Encontrava Rawet também nas reuniões da Associação Nacional de Escritores (ANE), então sediada na 415 Sul. Ele era associado e mantinha cordiais conversas. Entrava na roda da cerveja. Em geral, Rawet não demonstrava amargura, tristeza aguda, isolamento. Ele tinha momentos de alegria, confraternização, convivência.
Mas os colegas de associação sabiam que era um prisioneiro da melancolia e mesmo da revolta. Era um solidário convicto. Teve uma vida marcada pela errância, o exílio e o isolamento, como escreveu a ensaísta Stefania Chiarelli nas páginas do caderno Pensar, do Correio. Danilo lembra que, durante almoço na casa da escritora Branca Bakaj e seu marido, o arquiteto Mário Bakaj, em 2004, o poeta Cassiano Nunes disse: “Samuel Rawet foi uma figura trágica, vangoghiana”.
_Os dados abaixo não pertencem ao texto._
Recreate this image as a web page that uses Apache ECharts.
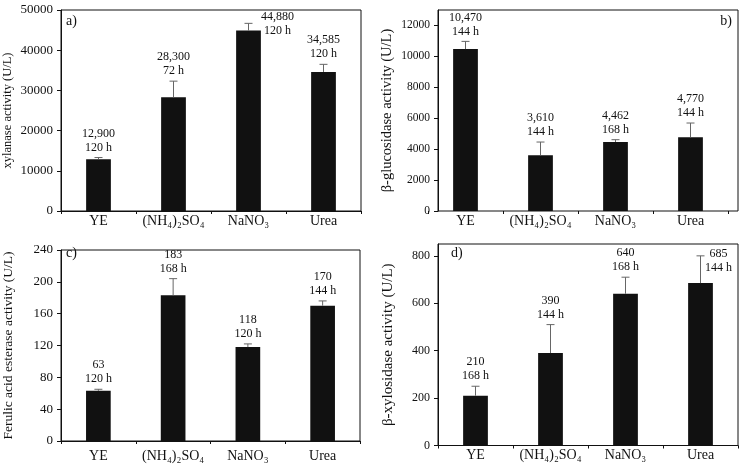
<!DOCTYPE html>
<html>
<head>
<meta charset="utf-8">
<script src="https://cdn.jsdelivr.net/npm/echarts@6/dist/echarts.min.js"></script>
<style>html,body{margin:0;padding:0;background:#fff}#c{width:743px;height:475px}</style>
</head>
<body>
<div id="c"></div>
<script>
// ---- data ----
const categories = ['YE', '(NH₄)₂SO₄', 'NaNO₃', 'Urea'];

const xylanase = [12900, 28300, 44880, 34585];
const xylanaseErr = [400, 4000, 1800, 1900];
const xylanaseTime = ['120 h', '72 h', '120 h', '120 h'];
const xylanaseTicks = [0, 10000, 20000, 30000, 40000, 50000];

const glucosidase = [10470, 3610, 4462, 4770];
const glucosidaseErr = [500, 850, 150, 920];
const glucosidaseTime = ['144 h', '144 h', '168 h', '144 h'];
const glucosidaseTicks = [0, 2000, 4000, 6000, 8000, 10000, 12000];
const glucosidaseMax = 13000;

const ferulic = [63, 183, 118, 170];
const ferulicErr = [2, 21, 4, 6];
const ferulicTime = ['120 h', '168 h', '120 h', '144 h'];
const ferulicTicks = [0, 40, 80, 120, 160, 200, 240];

const xylosidase = [210, 390, 640, 685];
const xylosidaseErr = [40, 120, 70, 115];
const xylosidaseTime = ['168 h', '144 h', '168 h', '144 h'];
const xylosidaseTicks = [0, 200, 400, 600, 800];
const xylosidaseMax = 850;

// ---- layout / style ----
const FONT = '"Liberation Serif", "Times New Roman", serif';
const panels = [
  { name: 'xylanase activity (U/L)', vals: xylanase, err: xylanaseErr, time: xylanaseTime,
    ticks: xylanaseTicks, max: 50000, grid: { left: 61, top: 10, width: 300, height: 201 },
    yOffset: 0, nameSize: 12.5, nameGap: 47, tickSize: 13, catMargin: 3,
    shift: { 2: [29, 17] } },
  { name: 'β-glucosidase activity (U/L)', vals: glucosidase, err: glucosidaseErr, time: glucosidaseTime,
    ticks: glucosidaseTicks, max: glucosidaseMax, grid: { left: 428, top: 10, width: 300, height: 201 },
    yOffset: -10, nameSize: 14.5, nameGap: 43, tickSize: 11.5, catMargin: 3,
    box: { x: 438, y: 10, width: 300, height: 201 }, shift: {} },
  { name: 'Ferulic acid esterase activity (U/L)', vals: ferulic, err: ferulicErr, time: ferulicTime,
    ticks: ferulicTicks, max: 240, grid: { left: 61, top: 250, width: 299, height: 191 },
    yOffset: 0, nameSize: 13.5, nameGap: 46, tickSize: 13, catMargin: 8, shift: {} },
  { name: 'β-xylosidase activity (U/L)', vals: xylosidase, err: xylosidaseErr, time: xylosidaseTime,
    ticks: xylosidaseTicks, max: xylosidaseMax, grid: { left: 438, top: 244, width: 300, height: 201.5 },
    yOffset: 0, nameSize: 15, nameGap: 42, tickSize: 12, catMargin: 3,
    shift: { 3: [18, 22] } }
];

const fmt = v => v >= 1000 ? v.toLocaleString('en-US') : String(v);

const grids = [], xAxes = [], yAxes = [], series = [], graphics = [];
panels.forEach((p, i) => {
  grids.push(Object.assign({ show: !p.box, borderColor: '#111', borderWidth: 1, containLabel: false }, p.grid));
  if (p.box) {
    graphics.push({ type: 'rect', shape: p.box, style: { fill: 'none', stroke: '#111', lineWidth: 1 }, z: 10 });
  }
  xAxes.push({
    type: 'category', gridIndex: i, data: categories, boundaryGap: true,
    axisLine: { show: !p.box, lineStyle: { color: '#111', width: 1 } },
    axisTick: { show: true, length: 3, lineStyle: { color: '#111' } },
    axisLabel: { interval: 0, fontFamily: FONT, fontSize: 14, color: '#111', margin: p.catMargin }
  });
  yAxes.push({
    type: 'value', gridIndex: i, position: 'left', min: p.ticks[0], max: p.max,
    interval: p.ticks[1] - p.ticks[0], offset: p.yOffset,
    name: p.name, nameLocation: 'middle', nameGap: p.nameGap,
    nameTextStyle: { fontFamily: FONT, fontSize: p.nameSize, color: '#111' },
    axisLine: { show: true, lineStyle: { color: '#111', width: 1 } },
    axisTick: { show: true, length: 4, lineStyle: { color: '#111' } },
    axisLabel: { fontFamily: FONT, fontSize: p.tickSize, color: '#111', margin: 8,
      formatter: v => String(v),
      showMaxLabel: p.max === p.ticks[p.ticks.length - 1] },
    splitLine: { show: false }
  });
  series.push({
    type: 'bar', xAxisIndex: i, yAxisIndex: i, data: p.vals, barWidth: '33%',
    itemStyle: { color: '#111' }, silent: true
  });
  series.push({
    type: 'custom', xAxisIndex: i, yAxisIndex: i, z: 5, silent: true,
    data: p.vals.map((v, k) => [k, v, p.err[k]]),
    renderItem: function (params, api) {
      const k = api.value(0), v = api.value(1), e = api.value(2);
      const base = api.coord([k, v]);
      const top = api.coord([k, v + e]);
      const x = base[0];
      const s = p.shift[k] || [0, 0];
      return {
        type: 'group', children: [
          { type: 'line', shape: { x1: x, y1: base[1], x2: x, y2: top[1] }, style: { stroke: '#666', lineWidth: 1 } },
          { type: 'line', shape: { x1: x - 4, y1: top[1], x2: x + 4, y2: top[1] }, style: { stroke: '#666', lineWidth: 1 } },
          { type: 'text', x: x + s[0], y: top[1] - 3 + s[1],
            style: { text: fmt(v) + '\n' + p.time[k], align: 'center', verticalAlign: 'bottom',
              fontFamily: FONT, fontSize: 12, lineHeight: 14, fill: '#111' } }
        ]
      };
    }
  });
});

const titles = [
  { text: 'a)', left: 66, top: 14 },
  { text: 'b)', right: 11, top: 14 },
  { text: 'c)', left: 66, top: 246 },
  { text: 'd)', left: 451, top: 246 }
].map(t => Object.assign({ padding: 0, textStyle: { fontFamily: FONT, fontSize: 14, fontWeight: 'normal', color: '#111' } }, t));

const chart = echarts.init(document.getElementById('c'), null, { renderer: 'canvas' });
chart.setOption({
  animation: false,
  backgroundColor: '#fff',
  title: titles,
  grid: grids,
  xAxis: xAxes,
  yAxis: yAxes,
  series: series,
  graphic: graphics
});
</script>
</body>
</html>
Segundo Danilo, Rawet buscou a solidão para morrer. Nos últimos anos de vida, apresentava sinais de distúrbios mentais, acentuados desequilíbrios de comportamento, mania de perseguição, procura de imaginários culpados para umas tantas mazelas. Entrou num mundo de paranoias. Morreu em 25 de agosto de 1984. Foi encontrado depois de vários dias da ocorrência do óbito, em Sobradinho, DF.
Mas Danilo prefere se lembrar de Rawet de bermuda, alegre sob o sol brasiliano, nas manhãs daquele ano de 1976, afagando a cabeça do filho, hoje, com 49 anos. Carinho que ele talvez não tivesse tido quando menino na sua Polônia natal, observa Danilo. E no Rio. O que talvez tenha ajudado a marcar sua dolorosa angústia pela vida afora.